Task |
Leave out the pictures, and retype only the lines from the beginning of the material through the line that contains "ax.tick_params(axis='x', pad=7)", including both.

==== Source data ====

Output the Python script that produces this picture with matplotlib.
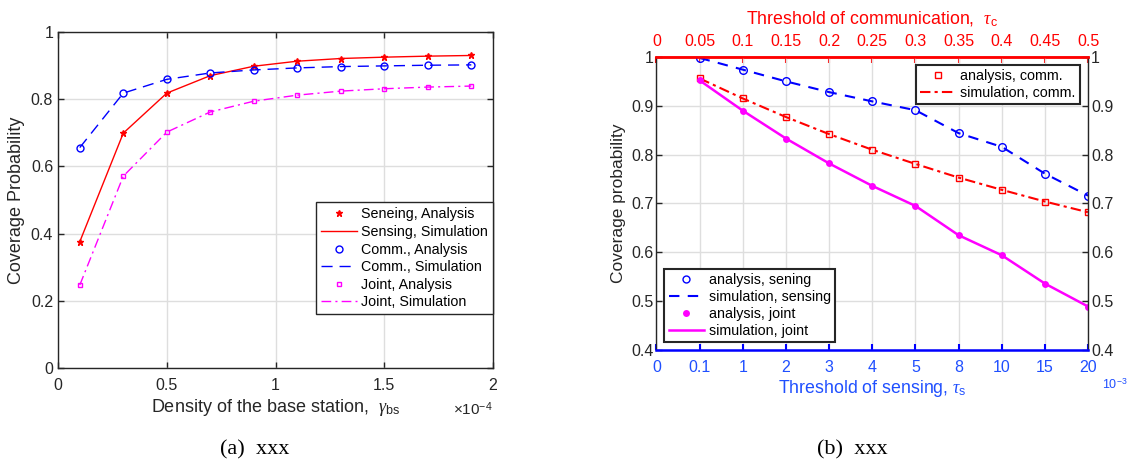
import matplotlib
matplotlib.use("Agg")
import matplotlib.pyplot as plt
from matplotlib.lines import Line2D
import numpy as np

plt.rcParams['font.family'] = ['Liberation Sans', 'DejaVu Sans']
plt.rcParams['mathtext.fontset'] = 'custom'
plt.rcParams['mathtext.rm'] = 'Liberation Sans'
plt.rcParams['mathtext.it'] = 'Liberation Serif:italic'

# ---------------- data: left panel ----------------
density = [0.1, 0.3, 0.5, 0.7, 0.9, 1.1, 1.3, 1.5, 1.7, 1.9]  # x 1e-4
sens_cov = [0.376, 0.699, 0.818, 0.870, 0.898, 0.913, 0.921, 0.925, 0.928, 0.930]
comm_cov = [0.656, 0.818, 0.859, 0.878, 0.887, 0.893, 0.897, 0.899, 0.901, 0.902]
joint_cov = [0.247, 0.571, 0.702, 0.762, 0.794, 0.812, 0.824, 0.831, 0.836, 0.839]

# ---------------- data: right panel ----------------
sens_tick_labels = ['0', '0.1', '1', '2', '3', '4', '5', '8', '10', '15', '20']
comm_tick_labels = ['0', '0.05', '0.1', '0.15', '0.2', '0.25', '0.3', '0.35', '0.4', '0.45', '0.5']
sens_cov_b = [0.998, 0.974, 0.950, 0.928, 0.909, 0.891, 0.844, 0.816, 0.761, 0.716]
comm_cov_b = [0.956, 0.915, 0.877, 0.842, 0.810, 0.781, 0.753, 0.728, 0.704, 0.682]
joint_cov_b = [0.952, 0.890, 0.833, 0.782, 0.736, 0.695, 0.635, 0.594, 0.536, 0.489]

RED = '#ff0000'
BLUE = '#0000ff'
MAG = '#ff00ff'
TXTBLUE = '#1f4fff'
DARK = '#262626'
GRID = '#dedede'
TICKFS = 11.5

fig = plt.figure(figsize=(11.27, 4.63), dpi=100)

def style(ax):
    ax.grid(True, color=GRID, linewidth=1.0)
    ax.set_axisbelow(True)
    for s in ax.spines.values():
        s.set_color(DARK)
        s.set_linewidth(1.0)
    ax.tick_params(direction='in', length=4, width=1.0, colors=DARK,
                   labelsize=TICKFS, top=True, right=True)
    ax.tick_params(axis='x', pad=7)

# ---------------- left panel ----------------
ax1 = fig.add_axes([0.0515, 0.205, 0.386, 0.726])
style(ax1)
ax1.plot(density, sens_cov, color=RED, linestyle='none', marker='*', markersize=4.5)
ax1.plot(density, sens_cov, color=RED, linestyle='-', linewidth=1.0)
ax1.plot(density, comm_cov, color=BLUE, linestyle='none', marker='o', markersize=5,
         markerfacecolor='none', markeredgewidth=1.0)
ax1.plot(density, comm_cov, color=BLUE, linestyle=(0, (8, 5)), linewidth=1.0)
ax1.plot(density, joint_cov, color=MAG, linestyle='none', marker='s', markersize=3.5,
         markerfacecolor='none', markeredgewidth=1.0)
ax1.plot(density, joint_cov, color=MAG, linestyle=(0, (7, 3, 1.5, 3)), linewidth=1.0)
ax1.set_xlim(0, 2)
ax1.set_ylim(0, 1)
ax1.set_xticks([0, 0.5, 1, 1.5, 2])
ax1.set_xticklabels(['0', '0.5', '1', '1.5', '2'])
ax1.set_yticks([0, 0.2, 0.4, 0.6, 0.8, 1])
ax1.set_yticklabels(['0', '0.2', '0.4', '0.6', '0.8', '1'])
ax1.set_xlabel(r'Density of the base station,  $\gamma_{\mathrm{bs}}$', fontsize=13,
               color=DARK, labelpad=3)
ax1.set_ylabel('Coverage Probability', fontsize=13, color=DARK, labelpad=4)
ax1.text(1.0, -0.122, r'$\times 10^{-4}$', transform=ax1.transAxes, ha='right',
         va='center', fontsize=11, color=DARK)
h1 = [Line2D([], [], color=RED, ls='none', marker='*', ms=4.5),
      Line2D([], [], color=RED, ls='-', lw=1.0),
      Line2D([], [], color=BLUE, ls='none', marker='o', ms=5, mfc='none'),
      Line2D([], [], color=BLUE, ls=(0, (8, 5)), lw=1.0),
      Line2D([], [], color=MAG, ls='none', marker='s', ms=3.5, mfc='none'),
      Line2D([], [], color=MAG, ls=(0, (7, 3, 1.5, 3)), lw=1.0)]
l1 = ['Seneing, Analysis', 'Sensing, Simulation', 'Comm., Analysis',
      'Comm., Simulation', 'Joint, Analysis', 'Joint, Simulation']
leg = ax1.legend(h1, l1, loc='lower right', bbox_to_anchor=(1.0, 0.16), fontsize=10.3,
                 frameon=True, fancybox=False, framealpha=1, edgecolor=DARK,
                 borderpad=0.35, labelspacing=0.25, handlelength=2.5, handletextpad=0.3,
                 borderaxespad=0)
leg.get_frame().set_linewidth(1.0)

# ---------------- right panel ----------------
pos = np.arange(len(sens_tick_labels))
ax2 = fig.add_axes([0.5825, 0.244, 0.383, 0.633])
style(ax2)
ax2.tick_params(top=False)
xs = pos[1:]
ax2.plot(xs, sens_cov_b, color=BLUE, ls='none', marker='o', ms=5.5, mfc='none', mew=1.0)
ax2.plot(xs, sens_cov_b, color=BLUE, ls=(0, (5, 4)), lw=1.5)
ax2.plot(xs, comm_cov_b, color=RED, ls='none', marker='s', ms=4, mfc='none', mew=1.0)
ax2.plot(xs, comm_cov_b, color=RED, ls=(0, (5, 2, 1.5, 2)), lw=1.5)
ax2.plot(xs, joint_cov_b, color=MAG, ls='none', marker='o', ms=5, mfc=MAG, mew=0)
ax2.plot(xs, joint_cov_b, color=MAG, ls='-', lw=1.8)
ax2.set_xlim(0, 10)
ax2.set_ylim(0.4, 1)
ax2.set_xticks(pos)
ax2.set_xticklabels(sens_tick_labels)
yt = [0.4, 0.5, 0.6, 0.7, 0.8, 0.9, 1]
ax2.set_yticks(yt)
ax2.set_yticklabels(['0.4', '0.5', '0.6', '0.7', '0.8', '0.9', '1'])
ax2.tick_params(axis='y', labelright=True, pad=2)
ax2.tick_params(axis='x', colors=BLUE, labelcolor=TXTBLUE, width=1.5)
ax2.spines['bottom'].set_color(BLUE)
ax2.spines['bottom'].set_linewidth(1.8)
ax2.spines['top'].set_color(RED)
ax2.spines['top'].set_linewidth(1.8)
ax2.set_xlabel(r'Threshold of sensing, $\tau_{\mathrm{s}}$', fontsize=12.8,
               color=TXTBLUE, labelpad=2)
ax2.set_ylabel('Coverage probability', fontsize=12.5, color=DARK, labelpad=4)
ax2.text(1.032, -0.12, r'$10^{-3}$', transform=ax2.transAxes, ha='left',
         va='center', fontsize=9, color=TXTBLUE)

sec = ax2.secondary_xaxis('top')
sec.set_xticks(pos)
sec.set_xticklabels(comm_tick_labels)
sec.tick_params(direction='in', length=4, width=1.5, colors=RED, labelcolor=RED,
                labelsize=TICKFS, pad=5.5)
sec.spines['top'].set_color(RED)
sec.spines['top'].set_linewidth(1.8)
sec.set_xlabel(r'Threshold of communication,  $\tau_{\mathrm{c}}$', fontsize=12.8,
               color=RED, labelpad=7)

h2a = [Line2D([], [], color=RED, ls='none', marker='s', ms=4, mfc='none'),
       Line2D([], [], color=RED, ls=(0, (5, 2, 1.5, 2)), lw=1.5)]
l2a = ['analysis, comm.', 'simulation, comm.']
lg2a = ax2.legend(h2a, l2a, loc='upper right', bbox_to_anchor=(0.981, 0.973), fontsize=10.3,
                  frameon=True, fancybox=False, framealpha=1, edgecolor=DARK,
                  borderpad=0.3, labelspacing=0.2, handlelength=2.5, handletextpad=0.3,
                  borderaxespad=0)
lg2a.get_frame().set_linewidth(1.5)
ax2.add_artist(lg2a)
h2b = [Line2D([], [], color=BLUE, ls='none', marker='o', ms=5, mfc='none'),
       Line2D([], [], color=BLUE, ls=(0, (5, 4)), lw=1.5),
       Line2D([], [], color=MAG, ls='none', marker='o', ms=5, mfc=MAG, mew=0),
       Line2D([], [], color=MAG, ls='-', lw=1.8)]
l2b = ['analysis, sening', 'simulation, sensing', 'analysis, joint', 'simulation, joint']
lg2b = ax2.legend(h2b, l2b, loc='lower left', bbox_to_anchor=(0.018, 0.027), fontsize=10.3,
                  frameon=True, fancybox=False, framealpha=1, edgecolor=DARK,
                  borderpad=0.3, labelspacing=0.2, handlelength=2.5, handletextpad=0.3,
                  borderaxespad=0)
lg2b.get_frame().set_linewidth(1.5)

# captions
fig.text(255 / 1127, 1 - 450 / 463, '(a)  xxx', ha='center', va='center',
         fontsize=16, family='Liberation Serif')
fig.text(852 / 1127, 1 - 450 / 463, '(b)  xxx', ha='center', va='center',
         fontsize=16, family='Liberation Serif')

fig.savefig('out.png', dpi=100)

====

Result of the exercise |
Output the Python script that produces this picture with matplotlib.
import matplotlib
matplotlib.use("Agg")
import matplotlib.pyplot as plt
from matplotlib.lines import Line2D
import numpy as np

plt.rcParams['font.family'] = ['Liberation Sans', 'DejaVu Sans']
plt.rcParams['mathtext.fontset'] = 'custom'
plt.rcParams['mathtext.rm'] = 'Liberation Sans'
plt.rcParams['mathtext.it'] = 'Liberation Serif:italic'

# ---------------- data: left panel ----------------
density = [0.1, 0.3, 0.5, 0.7, 0.9, 1.1, 1.3, 1.5, 1.7, 1.9]  # x 1e-4
sens_cov = [0.376, 0.699, 0.818, 0.870, 0.898, 0.913, 0.921, 0.925, 0.928, 0.930]
comm_cov = [0.656, 0.818, 0.859, 0.878, 0.887, 0.893, 0.897, 0.899, 0.901, 0.902]
joint_cov = [0.247, 0.571, 0.702, 0.762, 0.794, 0.812, 0.824, 0.831, 0.836, 0.839]

# ---------------- data: right panel ----------------
sens_tick_labels = ['0', '0.1', '1', '2', '3', '4', '5', '8', '10', '15', '20']
comm_tick_labels = ['0', '0.05', '0.1', '0.15', '0.2', '0.25', '0.3', '0.35', '0.4', '0.45', '0.5']
sens_cov_b = [0.998, 0.974, 0.950, 0.928, 0.909, 0.891, 0.844, 0.816, 0.761, 0.716]
comm_cov_b = [0.956, 0.915, 0.877, 0.842, 0.810, 0.781, 0.753, 0.728, 0.704, 0.682]
joint_cov_b = [0.952, 0.890, 0.833, 0.782, 0.736, 0.695, 0.635, 0.594, 0.536, 0.489]

RED = '#ff0000'
BLUE = '#0000ff'
MAG = '#ff00ff'
TXTBLUE = '#1f4fff'
DARK = '#262626'
GRID = '#dedede'
TICKFS = 11.5

fig = plt.figure(figsize=(11.27, 4.63), dpi=100)

def style(ax):
    ax.grid(True, color=GRID, linewidth=1.0)
    ax.set_axisbelow(True)
    for s in ax.spines.values():
        s.set_color(DARK)
        s.set_linewidth(1.0)
    ax.tick_params(direction='in', length=4, width=1.0, colors=DARK,
                   labelsize=TICKFS, top=True, right=True)
    ax.tick_params(axis='x', pad=7)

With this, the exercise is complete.